Choice and autonomy are now touchstones of U.S. education reform. Since over two decades ago, when John Chubb and Terry Moe famously argued that “choice is a panacea” and reported that more school autonomy led to better school outcomes, policymakers have been enamored with devolving authority away from school districts and creating options for families.
The number of charter schools in the United States is growing, with almost 6,000 such independent, largely autonomous schools of choice. At the same time, the market share of private schools —non-government schools that, unlike charter schools, are “not supported primarily by public funds” — is declining, creating demands for subsidies on the grounds that the 30,861 private schools do a better job of educating children.
Since 2012, states have adopted or expanded 28 voucher, tax credit or similar programs to subsidize families choosing private schools, and the charter school movement is growing with bipartisan support. These efforts are based on the popular notion that autonomy from state regulation allows schools to respond to parents’ preferences for quality education options. Autonomous schools have the freedom and incentive to adopt more effective practices in areas such as curriculum, pedagogy, staffing and management. Thus, the logic goes, they get better results.
However, our analysis of nationally representative samples of Catholic, Lutheran, conservative Christian, and other private schools — a total of 1,355 private schools — raises serious questions about that logic. We found that once we account for the fact that private schools serve families with more advantages associated with academic success—things like money and highly-educated parents—we find that public elementary schools are, on average, simply more effective at teaching mathematics. Indeed, demographic differences more than explain any apparent edge in the raw scores of private school students, and by the time they reach middle school, public school students score ahead of their demographically similar, private school peers, with differences ranging from a few weeks to a full grade level, depending on the type of private school.
Given public education’s considerable challenges, these findings are remarkable, and cut at the heart of the current reform movement. Yet they are starting to be echoed by other researchers at the Educational Testing Service, Notre Dame and Stanford universities. How should we understand these patterns?
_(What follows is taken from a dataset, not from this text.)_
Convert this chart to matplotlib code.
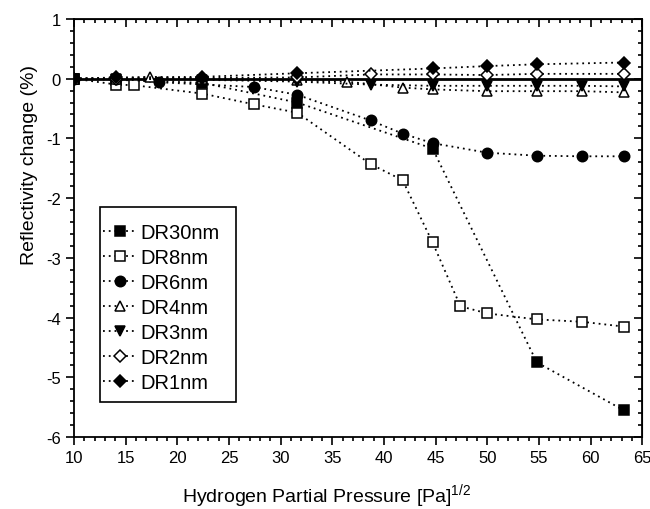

Current school reform efforts elevate the idea of autonomy, positioning parents as expert choosers and schools as autonomous competitors that embrace effective instructional methods to attract students. This market model for education is neat, appealing, and quite possibly wrong.
Private schools have more operational autonomy, sure, but this autonomy is too often used to maintain outdated strategies that may align with parental preferences but are not particularly effective for educating students.
For example, private school students are more likely than their public school counterparts to sit in rows, complete math worksheets and believe that mathematics is “mostly memorizing facts”—a narrow view that captures neither the breadth of the discipline nor the reasoning that is central to it. In contrast, public schools have moved beyond traditional, repetitive exercises, and more often ask students to solve complex, real-world problems and to learn geometry, data analysis, and early algebra ideas, in addition to basic arithmetic.
This difference can partly be explained by the fact that public school teachers are more likely to be certified and to receive ongoing training in the field, keeping them current on research-based instructional standards and resources supported by professional entities such as the National Council of Teachers of Mathematics and the National Science Foundation. Private school teachers are rarely impelled to receive such training. And despite much criticism, teacher certification and up-to-date instructional practices are actually positive correlates of achievement, and the fact that these are more prevalent in public schools helps explain the public school advantage.
These patterns highlight some of the downsides of autonomy, especially in more competitive conditions where schools may try to play to popular demands instead of embracing professional expertise. In fact, it is not at all clear that parents choose schools primarily on the basis of academic effectiveness. School uniforms, the demographics of a school, and sports programs are easier to observe, and parents often consider these, along with religious values, to be more important than the quality of academic instruction, as consistently shown in studies of parents’ school-choice behaviors from places like the National Center for the Study of Privatization in Education at Columbia University. As schools are cast as competing businesses in current reforms, families may be influenced by image over academic substance, just as fast food marketing successfully focuses on fun and not nutrition. Professional models for education avoid this need to play to mass consumer demands, instead focusing on evidence and expertise.
It would be overly simplistic to say that parents are poor choosers when it comes to schools, since they work with the information, options, and priorities that they have. Instead, it appears that more autonomous schools—the private and charter schools so often credited with innovation—are doing a poor job of choosing effective educational strategies, of working on behalf of students, rather than parents. We agree that there are serious problems facing public education. But private models for public education do not appear to be the answer.